You are viewing a plain text version of this content. The canonical link for it is here.
Posted to user@pig.apache.org by Yang <te...@gmail.com> on 2012/07/03 18:57:54 UTC

for UDF, figure out whether it's on a task tracker?

normally job tracker and task tracker is on different nodes.

when I submit a pig script using UDF. I think the UDF constructor is first
run (several times, don't know why)
on the job tracker, and then it's run on each of the task trackers.

now I want to do some custom work inside the constructor, such as checking
the existence of certain files
which are specific to only task trackers. such work only needs to be done
on task trackers.
So , is there a way to figure out whether the UDF is being run on task
tracker or job tracker?

Thanks!
yang

Re: for UDF, figure out whether it's on a task tracker?

Posted by Yang <te...@gmail.com>.
I see, thanks Jonathan.

On Tue, Jul 3, 2012 at 10:01 AM, Jonathan Coveney <jc...@gmail.com>wrote:

> UDF's are instantiated at job construction time a couple of times in order
> to inspect various properties about them. This is subideal, but alas. I
> generally lazily initialize in exec, as that is only called on the
> mapper/reducer. The lifecycle of UDF's can be a bit confusing in this way.
>
> 2012/7/3 Yang <te...@gmail.com>
>
> > normally job tracker and task tracker is on different nodes.
> >
> > when I submit a pig script using UDF. I think the UDF constructor is
> first
> > run (several times, don't know why)
> > on the job tracker, and then it's run on each of the task trackers.
> >
> > now I want to do some custom work inside the constructor, such as
> checking
> > the existence of certain files
> > which are specific to only task trackers. such work only needs to be done
> > on task trackers.
> > So , is there a way to figure out whether the UDF is being run on task
> > tracker or job tracker?
> >
> > Thanks!
> > yang
> >
>

Re: for UDF, figure out whether it's on a task tracker?

Posted by Jonathan Coveney <jc...@gmail.com>.
UDF's are instantiated at job construction time a couple of times in order
to inspect various properties about them.
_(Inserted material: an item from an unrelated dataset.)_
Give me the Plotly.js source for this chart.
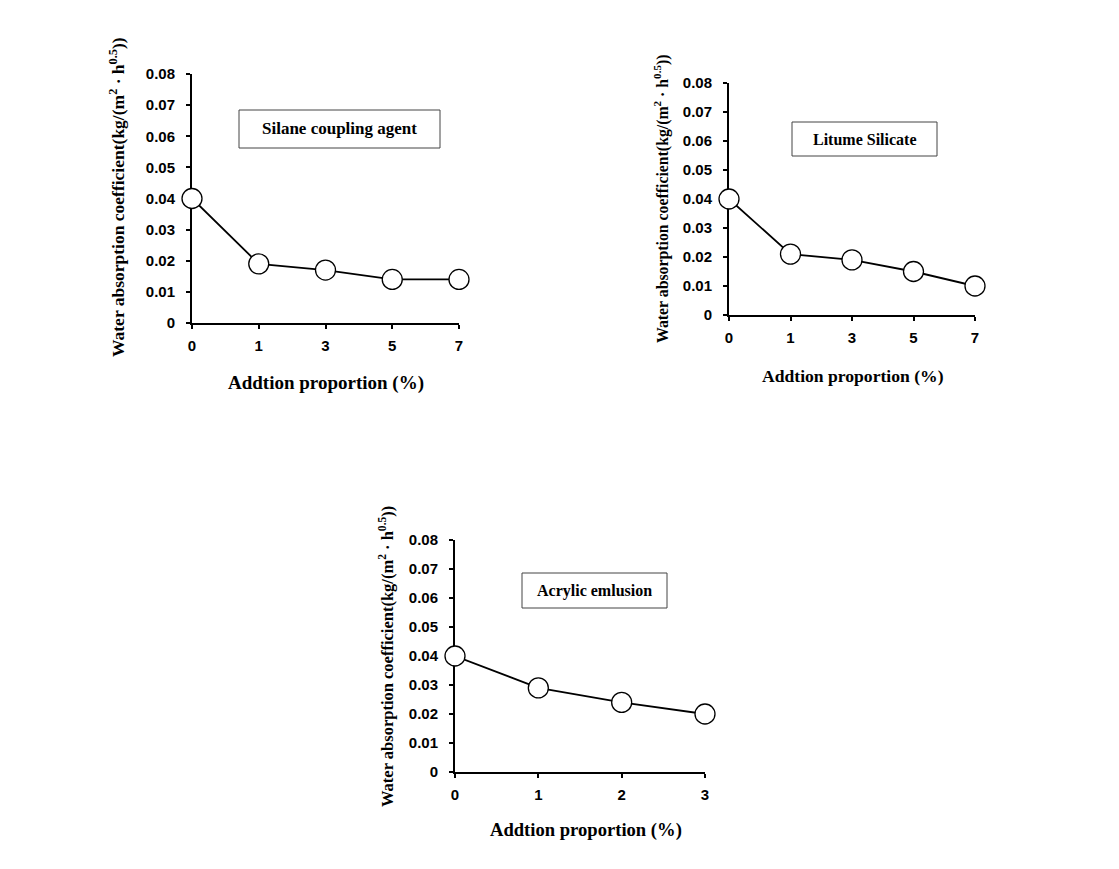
<!DOCTYPE html>
<html>
<head>
<meta charset="utf-8">
<script src="https://cdn.plot.ly/plotly-3.0.1.min.js"></script>
<style>html,body{margin:0;padding:0;background:#fff;}#chart{width:1119px;height:869px;}</style>
</head>
<body>
<div id="chart"></div>
<script>
// Data
const silaneX = ["0", "1", "3", "5", "7"];
const silaneY = [0.040, 0.019, 0.017, 0.014, 0.014];
const litumeX = ["0", "1", "3", "5", "7"];
const litumeY = [0.040, 0.021, 0.019, 0.015, 0.010];
const acrylicX = ["0", "1", "2", "3"];
const acrylicY = [0.040, 0.029, 0.024, 0.020];
const panelNames = ["Silane coupling agent", "Litume Silicate", "Acrylic emlusion"];
const yTickVals = [0, 0.01, 0.02, 0.03, 0.04, 0.05, 0.06, 0.07, 0.08];
const yTickText = ["0", "0.01", "0.02", "0.03", "0.04", "0.05", "0.06", "0.07", "0.08"];
const xTitle = "Addtion proportion (%)";
const yTitle = "Water absorption coefficient(kg/(m<sup>2</sup> · h<sup>0.5</sup>))";

const W = 1119, H = 869;
const tickFont = {family: "Liberation Sans, Arial, sans-serif", size: 15, color: "#000", weight: "bold"};
const serifBold = {family: "Liberation Serif, Times New Roman, serif", color: "#000", weight: "bold"};

function mkTrace(x, y, xa, ya) {
  return {
    x: x, y: y, xaxis: xa, yaxis: ya, type: "scatter", mode: "lines+markers",
    line: {color: "#000", width: 1.8},
    marker: {symbol: "circle", size: 20, color: "#fff", line: {color: "#000", width: 1.3}},
    cliponaxis: false, showlegend: false, hoverinfo: "x+y"
  };
}

// panel geometry in pixels: [left, right, top, bottom]
const P = [[192, 459, 74, 323], [729, 975, 83, 315], [455, 705, 540, 772]];
function dx(px) { return px / W; }
function dy(py) { return 1 - py / H; }

function xa(p, n) {
  return {
    domain: [dx(P[p][0]), dx(P[p][1])], anchor: "y" + (p === 0 ? "" : p + 1),
    type: "category", range: [0, n - 1], showgrid: false, zeroline: false,
    showline: true, linecolor: "#000", linewidth: 2, layer: "below traces",
    ticks: "outside", ticklen: 4, tickwidth: 2, tickcolor: "#000",
    ticklabelstandoff: 4,
    tickfont: tickFont, fixedrange: true
  };
}
function ya(p) {
  return {
    domain: [dy(P[p][3]), dy(P[p][2])], anchor: "x" + (p === 0 ? "" : p + 1),
    range: [0, 0.08], tickvals: yTickVals, ticktext: yTickText,
    showgrid: false, zeroline: false, showline: true, linecolor: "#000", linewidth: 2,
    layer: "below traces",
    ticks: "outside", ticklen: 4, tickwidth: 2, tickcolor: "#000",
    ticklabelstandoff: 8,
    tickfont: tickFont, fixedrange: true
  };
}

const data = [
  mkTrace(silaneX, silaneY, "x", "y"),
  mkTrace(litumeX, litumeY, "x2", "y2"),
  mkTrace(acrylicX, acrylicY, "x3", "y3")
];

const boxes = [[239, 440, 110, 148], [792, 937, 122, 156], [522, 667, 573, 608]];
const boxFontSize = [17, 16, 16];
const shapes = boxes.map(b => ({
  type: "rect", xref: "paper", yref: "paper",
  x0: dx(b[0]), x1: dx(b[1]), y0: dy(b[3]), y1: dy(b[2]),
  line: {color: "#444", width: 1}, fillcolor: "#fff"
}));

const annotations = [];
boxes.forEach((b, i) => {
  annotations.push({
    xref: "paper", yref: "paper", x: dx((b[0] + b[1]) / 2), y: dy((b[2] + b[3]) / 2),
    text: panelNames[i], showarrow: false, xanchor: "center", yanchor: "middle",
    font: Object.assign({}, serifBold, {size: boxFontSize[i]})
  });
});
// axis titles
const xTitlePos = [[326, 383], [853, 376], [586, 830]];
const xTitleSize = [19, 17.6, 18.6];
xTitlePos.forEach((p, i) => annotations.push({
  xref: "paper", yref: "paper", x: dx(p[0]), y: dy(p[1]), text: xTitle, showarrow: false,
  xanchor: "center", yanchor: "middle", font: Object.assign({}, serifBold, {size: xTitleSize[i]})
}));
const yTitlePos = [[117, 197], [661, 199], [386, 657]];
const yTitleSize = [17.5, 15.8, 16.5];
yTitlePos.forEach((p, i) => annotations.push({
  xref: "paper", yref: "paper", x: dx(p[0]), y: dy(p[1]), text: yTitle, showarrow: false,
  textangle: -90, xanchor: "center", yanchor: "middle", font: Object.assign({}, serifBold, {size: yTitleSize[i]})
}));

const layout = {
  width: W, height: H, margin: {l: 0, r: 0, t: 0, b: 0},
  paper_bgcolor: "#fff", plot_bgcolor: "rgba(0,0,0,0)",
  xaxis: xa(0, 5), yaxis: ya(0),
  xaxis2: xa(1, 5), yaxis2: ya(1),
  xaxis3: xa(2, 4), yaxis3: ya(2),
  shapes: shapes, annotations: annotations, showlegend: false
};

Plotly.newPlot("chart", data, layout, {displayModeBar: false, staticPlot: true});
</script>
</body>
</html>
This is subideal, but alas. I
generally lazily initialize in exec, as that is only called on the
mapper/reducer. The lifecycle of UDF's can be a bit confusing in this way.

2012/7/3 Yang <te...@gmail.com>

> normally job tracker and task tracker is on different nodes.
>
> when I submit a pig script using UDF. I think the UDF constructor is first
> run (several times, don't know why)
> on the job tracker, and then it's run on each of the task trackers.
>
> now I want to do some custom work inside the constructor, such as checking
> the existence of certain files
> which are specific to only task trackers. such work only needs to be done
> on task trackers.
> So , is there a way to figure out whether the UDF is being run on task
> tracker or job tracker?
>
> Thanks!
> yang
>